JAKARTA (Arrahmah.com) – Pimpinan Pusat Muhammadiyah meminta Menteri Pendidikan, Kebudayaan, Riset dan Teknologi (Mendikbudristek) Nadiem Makarim mencabut Permendikbud Nomor 30 Tahun 2021 tentang Pencegahan dan Penanganan Kekerasan Seksual di Lingkungan Perguruan Tinggi.
Ketua Majelis Pendidikan Tinggi Penelitian dan Pengembangan PP Muhammadiyah, Lincolin Arsyad menilai aturan tersebut memiliki masalah dari sisi formil dan materiil. Salah satunya, karena adanya pasal yang dianggap bermakna legalisasi seks bebas di kampus.
“Sebaiknya mencabut atau melakukan perubahan terhadap Permen Dikbudristek No. 30 Tahun 2021,” tegas Arsyad dalam keterangan resminya, Senin (8/11/2021), lansir CNN Indonesia.
Dia berharap perumusan Permendikbud diatur sesuai ketentuan formil pembentukan peraturan perundang-undangan.
Selain itu, lanjutnya, secara materiil tidak terdapat norma yang bertentangan dengan agama, maupun nilai yang terkandung dalam Pancasila dan UUD 1945.
Terkait masalah formil, Arsyad merinci aturan tersebut tidak memenuhi asas keterbukaan dalam proses pembentukannya. Hal itu terjadi lantaran pihak-pihak yang terkait dengan materi aturan itu tidak dilibatkan secara luas, utuh, dan minimnya informasi dalam setiap tahapan pembentukan.
“Hal ini bertentangan dengan Pasal 5 huruf g Undang-Undang Nomor 12 Tahun 2011 tentang Pembentukan Peraturan Perundang-Undangan yang menegaskan bahwa pembentukan peraturan perundang-undangan (termasuk peraturan menteri) harus dilakukan berdasarkan asas keterbukaan,” jelasnya.
Arsyad juga menyatakan aturan itu tidak tertib materi muatan.
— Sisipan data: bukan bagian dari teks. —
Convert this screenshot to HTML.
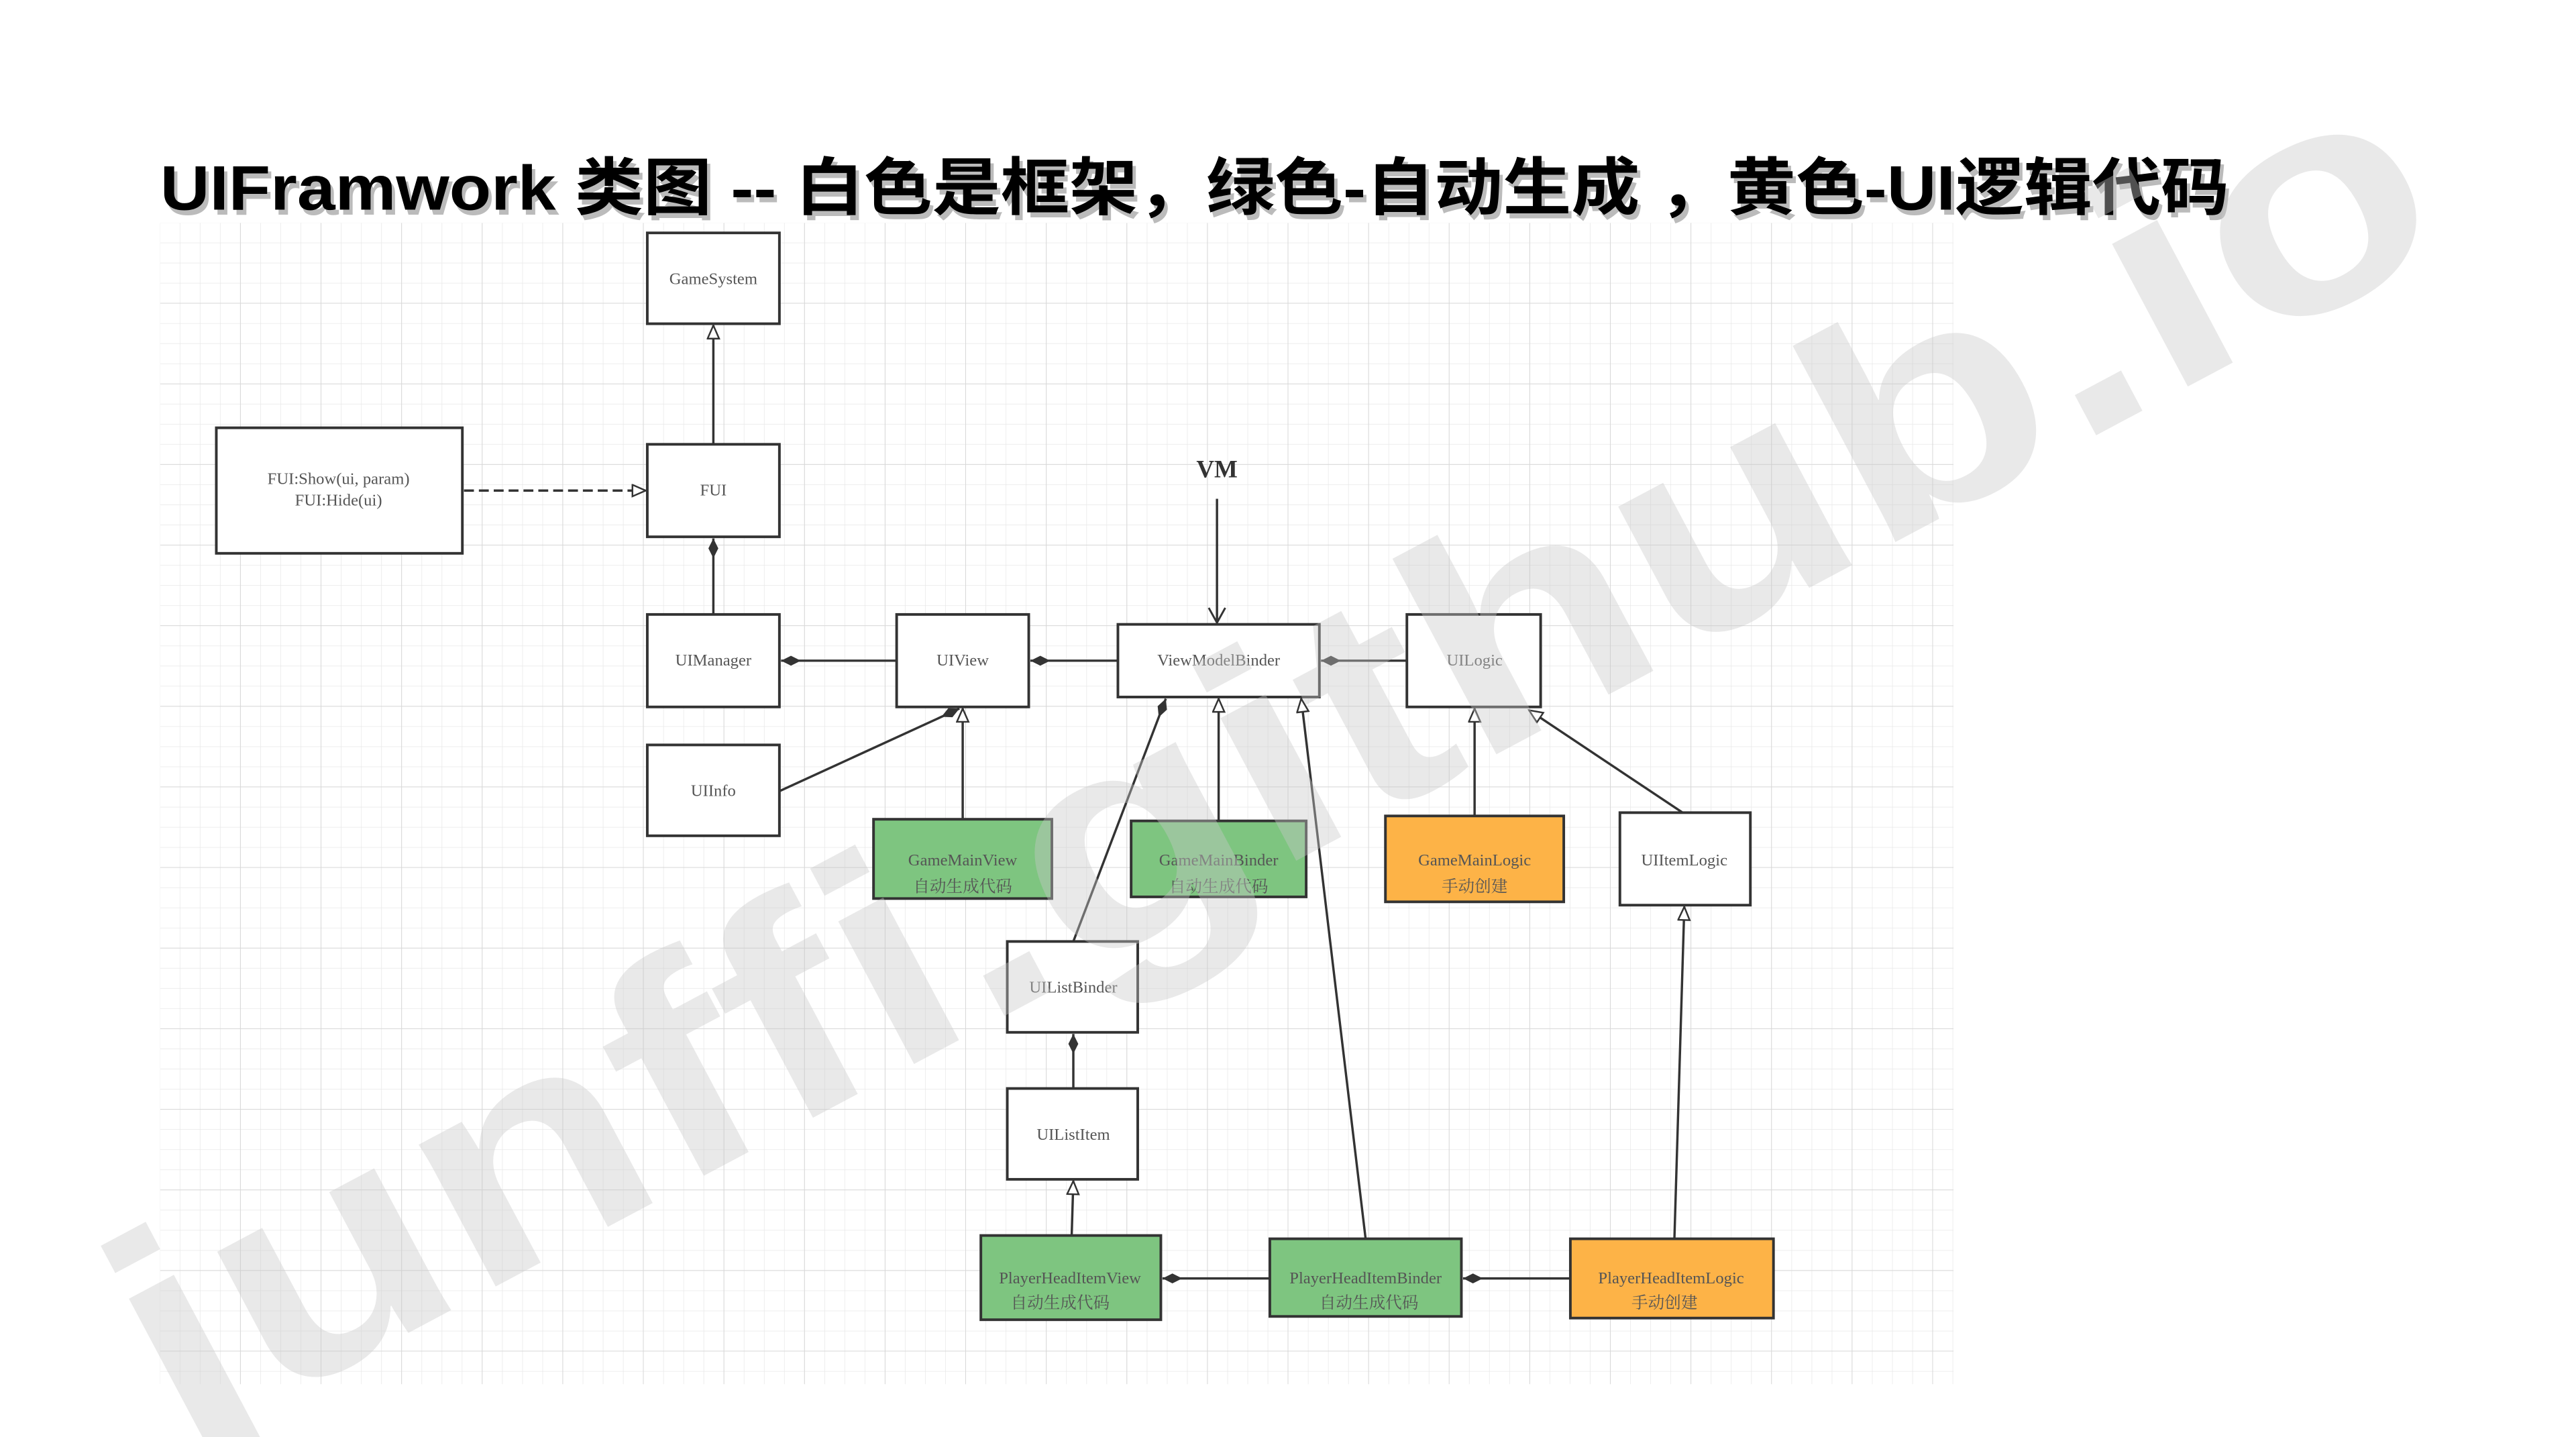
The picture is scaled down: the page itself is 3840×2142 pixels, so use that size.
<!DOCTYPE html>
<html><head><meta charset="utf-8"><style>
html,body{margin:0;padding:0;background:#fff;overflow:hidden;width:3840px;height:2142px;}
svg{display:block;}
</style></head><body>
<svg width="3840" height="2142" viewBox="0 0 1560 870" preserveAspectRatio="none" xmlns="http://www.w3.org/2000/svg">
<defs>
<pattern id="minor" width="12.2" height="12.2" patternUnits="userSpaceOnUse" x="97" y="135">
<path d="M12.2 0V12.2H0" fill="none" stroke="#e8e8e8" stroke-width="0.6"/>
</pattern>
<pattern id="major" width="48.8" height="48.8" patternUnits="userSpaceOnUse" x="97" y="135">
<path d="M48.8 0V48.8H0" fill="none" stroke="#d8d8d8" stroke-width="0.8"/>
</pattern>
<marker id="tri" markerWidth="10" markerHeight="10" refX="9" refY="4" orient="auto" markerUnits="userSpaceOnUse">
<path d="M1 0.5 L9 4 L1 7.5 Z" fill="#fff" stroke="#333" stroke-width="1"/>
</marker>
<marker id="dia" markerWidth="14" markerHeight="10" refX="13" refY="4" orient="auto" markerUnits="userSpaceOnUse">
<path d="M13 4 L7 1 L1 4 L7 7 Z" fill="#333"/>
</marker>
<marker id="open" markerWidth="12" markerHeight="12" refX="10" refY="6" orient="auto" markerUnits="userSpaceOnUse">
<path d="M1 1 L10 6 L1 11" fill="none" stroke="#333" stroke-width="1.2"/>
</marker>
</defs>
<rect x="97" y="135" width="1086" height="703" fill="url(#minor)"/>
<rect x="97" y="135" width="1086" height="703" fill="url(#major)"/>

<g font-family="'Liberation Sans','Noto Sans CJK SC',sans-serif" font-weight="bold" font-size="38">
<text x="99" y="130" fill="#bbb" textLength="1253" lengthAdjust="spacingAndGlyphs">UIFramwork 类图 -- 白色是框架，绿色-自动生成 ，黄色-UI逻辑代码</text>
<text x="97" y="127" fill="#000" textLength="1253" lengthAdjust="spacingAndGlyphs">UIFramwork 类图 -- 白色是框架，绿色-自动生成 ，黄色-UI逻辑代码</text>
</g>

<g stroke="#333" stroke-width="1.4" fill="none">
<line x1="432" y1="269" x2="432" y2="197" marker-end="url(#tri)"/>
<line x1="281" y1="297" x2="391" y2="297" stroke-dasharray="6,3" marker-end="url(#tri)"/>
<line x1="432" y1="372" x2="432" y2="326" marker-end="url(#dia)"/>
<line x1="543" y1="400" x2="473" y2="400" marker-end="url(#dia)"/>
<line x1="677" y1="400" x2="624" y2="400" marker-end="url(#dia)"/>
<line x1="852" y1="400" x2="800" y2="400" marker-end="url(#dia)"/>
<line x1="737" y1="302" x2="737" y2="377" marker-end="url(#open)"/>
<line x1="472" y1="479" x2="581" y2="429" marker-end="url(#dia)"/>
<line x1="583" y1="496" x2="583" y2="429" marker-end="url(#tri)"/>
<line x1="650" y1="570" x2="706" y2="423" marker-end="url(#dia)"/>
<line x1="738" y1="497" x2="738" y2="423" marker-end="url(#tri)"/>
<line x1="827" y1="750" x2="788" y2="423" marker-end="url(#tri)"/>
<line x1="893" y1="494" x2="893" y2="429" marker-end="url(#tri)"/>
<line x1="1019" y1="492" x2="926" y2="430" marker-end="url(#tri)"/>
<line x1="650" y1="659" x2="650" y2="626" marker-end="url(#dia)"/>
<line x1="649" y1="748" x2="650" y2="715" marker-end="url(#tri)"/>
<line x1="769" y1="774" x2="704" y2="774" marker-end="url(#dia)"/>
<line x1="951" y1="774" x2="886" y2="774" marker-end="url(#dia)"/>
<line x1="1014" y1="750" x2="1020" y2="549" marker-end="url(#tri)"/>
</g>

<g stroke="#333" stroke-width="1.6">
<rect x="392" y="141" width="80" height="55" fill="#fff"/>
<rect x="131" y="259" width="149" height="76" fill="#fff"/>
<rect x="392" y="269" width="80" height="56" fill="#fff"/>
<rect x="392" y="372" width="80" height="56" fill="#fff"/>
<rect x="543" y="372" width="80" height="56" fill="#fff"/>
<rect x="677" y="378" width="122" height="44" fill="#fff"/>
<rect x="852" y="372" width="81" height="56" fill="#fff"/>
<rect x="392" y="451" width="80" height="55" fill="#fff"/>
<rect x="529" y="496" width="108" height="48" fill="#7ec580"/>
<rect x="685" y="497" width="106" height="46" fill="#7ec580"/>
<rect x="839" y="494" width="108" height="52" fill="#fdb347"/>
<rect x="981" y="492" width="79" height="56" fill="#fff"/>
<rect x="610" y="570" width="79" height="55" fill="#fff"/>
<rect x="610" y="659" width="79" height="55" fill="#fff"/>
<rect x="594" y="748" width="109" height="51" fill="#7ec580"/>
<rect x="769" y="750" width="116" height="47" fill="#7ec580"/>
<rect x="951" y="750" width="123" height="48" fill="#fdb347"/>
</g>

<g font-family="'Liberation Serif','Noto Serif CJK SC',serif" font-size="10" fill="#555" text-anchor="middle">
<text x="432" y="172">GameSystem</text>
<text x="205" y="293">FUI:Show(ui, param)</text>
<text x="205" y="306">FUI:Hide(ui)</text>
<text x="432" y="300">FUI</text>
<text x="432" y="403">UIManager</text>
<text x="583" y="403">UIView</text>
<text x="738" y="403">ViewModelBinder</text>
<text x="893" y="403">UILogic</text>
<text x="432" y="482">UIInfo</text>
<text x="583" y="524">GameMainView</text>
<text x="583" y="540">自动生成代码</text>
<text x="738" y="524">GameMainBinder</text>
<text x="738" y="540">自动生成代码</text>
<text x="893" y="524">GameMainLogic</text>
<text x="893" y="540">手动创建</text>
<text x="1020" y="524">UIItemLogic</text>
<text x="650" y="601">UIListBinder</text>
<text x="650" y="690">UIListItem</text>
<text x="648" y="777">PlayerHeadItemView</text>
<text x="642" y="792">自动生成代码</text>
<text x="827" y="777">PlayerHeadItemBinder</text>
<text x="829" y="792">自动生成代码</text>
<text x="1012" y="777">PlayerHeadItemLogic</text>
<text x="1008" y="792">手动创建</text>
</g>
<text x="737" y="289" font-family="'Liberation Serif',serif" font-weight="bold" font-size="15" fill="#333" text-anchor="middle">VM</text>

<text x="0" y="0" transform="translate(110,880) rotate(-28)" font-family="'Liberation Sans',sans-serif" font-weight="bold" font-size="185" fill="#c8c8c8" fill-opacity="0.4" textLength="1560" lengthAdjust="spacingAndGlyphs">junffi.github.io</text>
</svg>
</body></html>
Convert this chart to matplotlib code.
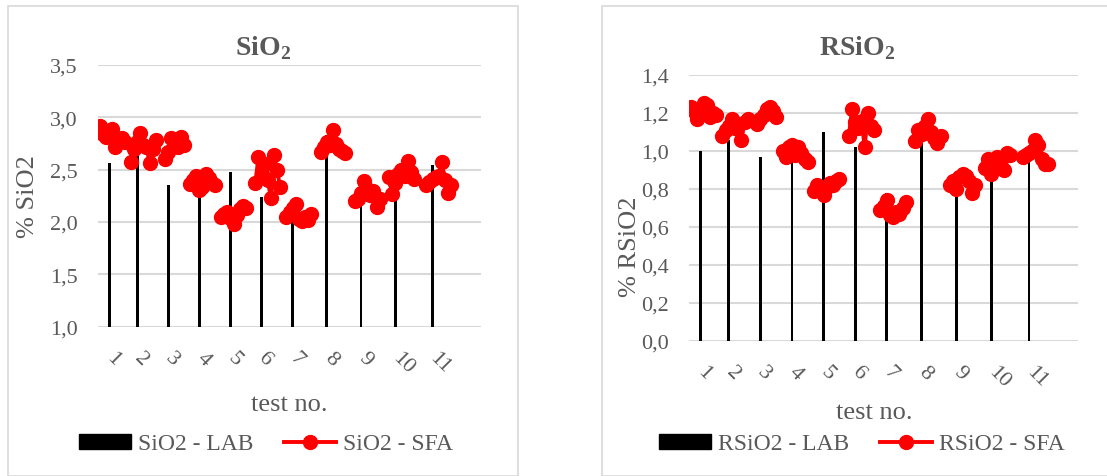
import numpy as np
import matplotlib
matplotlib.use("Agg")
import matplotlib.pyplot as plt
from matplotlib.lines import Line2D
from matplotlib.patches import Patch, Rectangle

plt.rcParams["font.family"] = ["Liberation Serif", "DejaVu Serif"]
plt.rcParams["mathtext.fontset"] = "custom"
plt.rcParams["mathtext.rm"] = "Liberation Serif"
plt.rcParams["mathtext.bf"] = "Liberation Serif:bold"

# ========= data =========
tests = ["1", "2", "3", "4", "5", "6", "7", "8", "9", "10", "11"]

# sheet layout: blank rows before each test block, row of the LAB value inside a block
blank_before = [0, 1, 2, 1, 1, 2, 1, 2, 2, 2, 3]
blank_after = 9
lab_row = [3, 2, 1, 3, 3, 2, 2, 2, 2, 2, 2]

sio2_lab = [2.56, 2.63, 2.35, 2.28, 2.48, 2.24, 2.02, 2.83, 2.18, 2.25, 2.54]
sio2_sfa = [
    [2.92, 2.84, 2.81, 2.83, 2.89, 2.72, 2.77, 2.80, 2.76],
    [2.57, 2.70, 2.76, 2.85, 2.74, 2.72, 2.56, 2.70, 2.78],
    [2.60, 2.67, 2.80, 2.73, 2.72, 2.81, 2.74],
    [2.36, 2.40, 2.44, 2.31, 2.33, 2.46, 2.42, 2.37, 2.35],
    [2.05, 2.08, 2.10, 2.04, 1.98, 2.07, 2.12, 2.15, 2.13],
    [2.37, 2.62, 2.46, 2.55, 2.40, 2.23, 2.64, 2.50, 2.33],
    [2.05, 2.10, 2.13, 2.17, 2.03, 2.01, 2.05, 2.02, 2.08],
    [2.67, 2.72, 2.76, 2.74, 2.88, 2.75, 2.70, 2.68, 2.66],
    [2.20, 2.22, 2.28, 2.39, 2.32, 2.26, 2.30, 2.14, 2.22],
    [2.43, 2.27, 2.37, 2.46, 2.50, 2.44, 2.58, 2.48, 2.41],
    [2.35, 2.38, 2.41, 2.43, 2.44, 2.57, 2.40, 2.28, 2.35],
]

rsio2_lab = [1.00, 1.06, 0.97, 0.95, 1.10, 1.02, 0.78, 1.05, 0.80, 0.88, 0.97]
rsio2_sfa = [
    [1.23, 1.21, 1.17, 1.20, 1.25, 1.24, 1.18, 1.20, 1.19],
    [1.08, 1.11, 1.13, 1.17, 1.12, 1.14, 1.06, 1.15, 1.17],
    [1.14, 1.17, 1.19, 1.22, 1.23, 1.21, 1.18],
    [1.00, 0.97, 1.02, 1.03, 0.98, 1.02, 0.99, 0.96, 0.94],
    [0.79, 0.82, 0.80, 0.77, 0.81, 0.83, 0.82, 0.84, 0.85],
    [1.08, 1.22, 1.15, 1.12, 1.16, 1.02, 1.20, 1.13, 1.11],
    [0.69, 0.71, 0.74, 0.66, 0.65, 0.68, 0.67, 0.70, 0.73],
    [1.05, 1.11, 1.09, 1.13, 1.17, 1.10, 1.07, 1.04, 1.08],
    [0.82, 0.84, 0.80, 0.86, 0.88, 0.87, 0.84, 0.78, 0.82],
    [0.91, 0.96, 0.88, 0.94, 0.97, 0.95, 0.90, 0.99, 0.98],
    [0.97, 0.98, 0.99, 1.00, 1.06, 1.03, 0.96, 0.93, 0.93],
]

GRAY = "#595959"
GRID = "#d9d9d9"
W, H = 1107, 477


def build_columns(lab, sfa):
    """Lay the per-test readings out as one spreadsheet column (NaN = empty cell)."""
    lab_col, sfa_col, tick_pos = [], [], []
    for k in range(len(sfa)):
        lab_col += [np.nan] * blank_before[k]
        sfa_col += [np.nan] * blank_before[k]
        start = len(sfa_col)
        block_lab = [np.nan] * len(sfa[k])
        block_lab[lab_row[k]] = lab[k]
        lab_col += block_lab
        sfa_col += sfa[k]
        tick_pos.append(start + lab_row[k])
    lab_col += [np.nan] * blank_after
    sfa_col += [np.nan] * blank_after
    return np.array(lab_col), np.array(sfa_col), tick_pos


def px_axes(fig, x0, y_top, x1, y_bot):
    return fig.add_axes([x0 / W, 1 - y_bot / H, (x1 - x0) / W, (y_bot - y_top) / H])


def draw_panel(fig, rect, lab, sfa, yticks, ylim, name, title, box_x, title_xy,
               ylabel_xy, xlabel_xy, legend_xy):
    ax = px_axes(fig, *rect)
    lab_col, sfa_col, tick_pos = build_columns(lab, sfa)
    x = np.arange(len(sfa_col))
    ax.bar(x, np.nan_to_num(lab_col, nan=0.0), width=0.9, color="black", zorder=2)
    ax.plot(x, sfa_col, color="#ff0000", lw=2.8, marker="o", ms=10, zorder=3)
    ax.set_xlim(-0.5, len(x) - 0.5)
    ax.set_ylim(*ylim)
    ax.set_yticks(yticks)
    ax.set_yticklabels([f"{v:.1f}".replace(".", ",") for v in yticks])
    ax.set_xticks(tick_pos)
    ax.set_xticklabels(tests, rotation=-45, ha="left", va="center", rotation_mode="anchor")
    ax.yaxis.grid(True, color=GRID, lw=1.5)
    ax.set_axisbelow(True)
    for s in ax.spines.values():
        s.set_visible(False)
    ax.tick_params(axis="y", length=0, pad=15, labelsize=16, labelcolor=GRAY)
    ax.tick_params(axis="x", length=0, pad=20, labelsize=16, labelcolor=GRAY)

    # chart frame
    fig.patches.append(Rectangle((box_x[0] / W, 0), (box_x[1] - box_x[0]) / W, 1 - 7 / H,
                                 transform=fig.transFigure, fill=False,
                                 edgecolor=GRID, lw=1.2))
    fig.text(title_xy[0] / W, 1 - title_xy[1] / H, title, ha="center", va="center",
             fontsize=20, fontweight="bold", color=GRAY)
    fig.text(ylabel_xy[0] / W, 1 - ylabel_xy[1] / H, f"% {name}", rotation=90,
             ha="center", va="center", fontsize=19, color=GRAY)
    fig.text(xlabel_xy[0] / W, 1 - xlabel_xy[1] / H, "test no.", ha="center",
             va="center", fontsize=19, color=GRAY)
    handles = [Patch(color="black"),
               Line2D([0], [0], color="#ff0000", lw=2.8, marker="o", ms=10)]
    leg = fig.legend(handles, [f"{name} - LAB", f"{name} - SFA"], loc="center",
                     bbox_to_anchor=(legend_xy[0] / W, 1 - legend_xy[1] / H), ncol=2,
                     frameon=False, fontsize=17, handlelength=2.2, handleheight=0.6,
                     handletextpad=0.3, columnspacing=1.3)
    for t in leg.get_texts():
        t.set_color(GRAY)
    return ax


fig = plt.figure(figsize=(W / 100, H / 100), dpi=100)

draw_panel(fig, (98.3, 66.0, 480.7, 327.7), sio2_lab, sio2_sfa,
           np.arange(1.0, 3.51, 0.5), (1.0, 3.5), "SiO2", r"SiO$_{\mathbf{2}}$",
           (8, 518), (263, 48), (28, 197), (289, 405), (266, 445))
draw_panel(fig, (689.3, 76.0, 1078.0, 341.7), rsio2_lab, rsio2_sfa,
           np.arange(0.0, 1.41, 0.2), (0.0, 1.4), "RSiO2", r"RSiO$_{\mathbf{2}}$",
           (602, 1112), (857, 48), (630, 247), (874, 413), (862, 445))

fig.savefig("out.png", dpi=100)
Dia mengungkapkan, terdapat dua kesalahan materi muatan yang melampaui kewenangan.
Di antaranya, lanjutnya, aturan itu mengatur materi muatan yang seharusnya diatur dalam level undang-undang.
“Seperti mengatur norma pelanggaran seksual yang diikuti dengan ragam sanksi yang tidak proporsional,” tandasnya.
Menurut Arsyad, terdapat beberapa poin dalam aturan tersebut yang bermasalah secara materiil.
Pertama, Pasal 1 angka 1 yang merumuskan norma tentang kekerasan seksual dengan basis “ketimpangan relasi kuasa” mengandung pandangan yang menyederhanakan masalah pada satu faktor.
“Padahal sejatinya multikausa, serta bagi masyarakat Indonesia yang beragama, pandangan tersebut bertentangan dengan ajaran agama, khususnya Islam yang menjunjung tinggi kemuliaan laki-laki dan perempuan dalam relasi “mu’asyarah bil-ma’ruf” (relasi kebaikan) berbasis ahlak mulia,” kata dia.
Kedua, rumusan norma kekerasan seksual yang diatur dalam Pasal 5 aturan itu menimbulkan makna legalisasi terhadap perbuatan asusila dan seks bebas berbasis persetujuan.
Menurutnya, standar benar dan salah dari sebuah aktivitas seksual tidak lagi berdasar nilai agama dan prinsip Ketuhanan Yang Maha Esa. Namun, persetujuan dari para pihak.
“Hal ini berimplikasi selama tidak ada pemaksaan, penyimpangan tersebut menjadi benar dan dibenarkan, meskipun dilakukan di luar pernikahan yang sah,” ungkapnya.
Ketiga, lanjutnya, aturan itu juga terjadi pengingkaran nilai agama dan prinsip Ketuhanan Yang Maha Esa.
“Sebab terjadi legalisasi perbuatan asusila berbasis persetujuan itu bertentangan dengan visi pendidikan sebagaimana ditegaskan dalam Pasal 31 ayat (3) Undang-Undang Dasar Negara Republik Indonesia Tahun 1945,” paparnya.
Keempat, ujar Arsyad, sanksi penghentian bantuan dan penurunan tingkat akreditasi bagi perguruan tinggi yang tidak melakukan pencegahan dan penanganan kekerasan seksual sebagaimana Pasal 19. Dia menilai sanksi ini tidak proporsional, berlebihan, dan represif.
“Seyogyanya pemerintah lebih mengedepankan upaya pembinaan dan kerja sama dengan berbagai pihak untuk menguatkan institusi pendidikan,” pungkasnya.